Maria Clara Lobregat

Lobregat was present in Malacañang Palace on October 12, 1936, when President Manuel L. Quezon created and established the chartered city of Zamboanga during the Philippine Commonwealth.

Before 1971, Lobregat, was president of the Philippine Coconut Producers Federation (COCOFED), and was subsequently elected to the 1971 Constitutional Convention representing Zamboanga City.

With Marcos gone and the then opposition-turned-administration splitting into factions, Lobregat easily won as representative of the Lone District of Zamboanga City in the 1987 legislative elections and was reelected in 1992 and 1995.

Lobregat, always seen in public wearing kimona and patadyong, was among three female representatives who figured prominently in the protest actions against the creation of the Southern Philippines Council for Peace and Development (SPCPD) in 1996.

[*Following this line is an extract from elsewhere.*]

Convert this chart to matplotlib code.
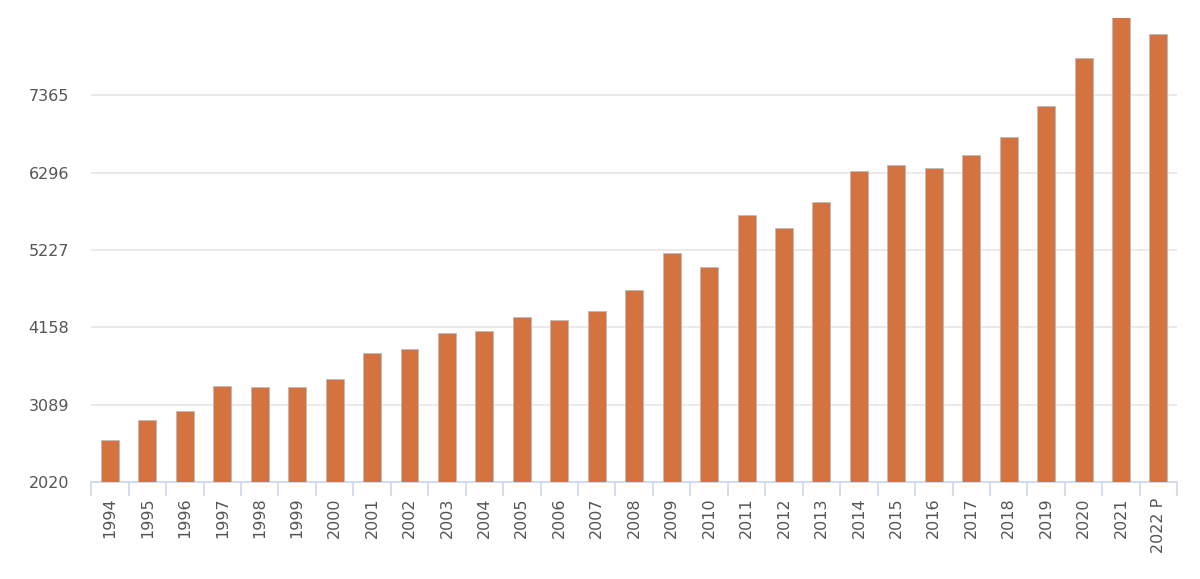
import matplotlib.pyplot as plt
import numpy as np

# 年份和数值
years = ['1994', '1995', '1996', '1997', '1998', '1999', '2000', '2001', '2002', '2003',
         '2004', '2005', '2006', '2007', '2008', '2009', '2010', '2011', '2012', '2013',
         '2014', '2015', '2016', '2017', '2018', '2019', '2020', '2021', '2022 P']
values = [2600, 2876, 3001, 3346, 3332, 3332, 3443, 3802, 3857, 4078,
          4105, 4299, 4257, 4382, 4672, 5183, 4989, 5708, 5528, 5887,
          6315, 6398, 6357, 6536, 6785, 7213, 7876, 8442, 8207]
yticks = [2020, 3089, 4158, 5227, 6296, 7365]

fig = plt.figure(figsize=(12, 5.79), dpi=100)
ax = fig.add_axes([0.076, 0.1675, 0.905, 0.8015])

x = np.arange(len(years))
ax.bar(x, values, width=0.48, color='#d4733f', edgecolor='#bbbbbb', linewidth=0.6, zorder=3)

ax.set_xlim(-0.5, len(years) - 0.5)
ax.set_ylim(2020, 8434)
ax.set_yticks(yticks)
ax.set_yticklabels([str(v) for v in yticks])
ax.set_xticks(x)
ax.set_xticklabels(years, rotation=90)
# 类别之间的刻度线
ax.set_xticks(np.arange(len(years) + 1) - 0.5, minor=True)

ax.grid(axis='y', color='#e6e6e6', linewidth=1.2, zorder=0)
for s in ['top', 'right', 'left']:
    ax.spines[s].set_visible(False)
ax.spines['bottom'].set_color('#ccd6eb')
ax.spines['bottom'].set_linewidth(1.2)

ax.tick_params(axis='x', which='major', length=0, pad=11, labelsize=11.5, labelcolor='#555555')
ax.tick_params(axis='x', which='minor', length=10, width=1.2, color='#ccd6eb')
ax.tick_params(axis='y', length=0, pad=16, labelsize=11.5, labelcolor='#555555')

fig.savefig('out.png', dpi=100, facecolor='white')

She, along with then South Cotabato representatives Luwalhati Antonino and Daisy Fuentes, were referred to by the media as “Tres Marias.” Lobregat was a harsh critic of Moro National Liberation Front chair Nur Misuari, insisted that the controversial coconut levy funds were private funds; campaigned against the inclusion of her city in the Autonomous Region in Muslim Mindanao in the 1989 and 2001 plebiscite; ordered Filipino deportees from Sabah, Malaysia in 2002 to be “screened” before entering the city, opposed the transfer of the seat of the Zamboanga Peninsula Region from Zamboanga City to Pagadian and was an avid supporter of the Balikatan joint military exercises between the Philippines and the United States.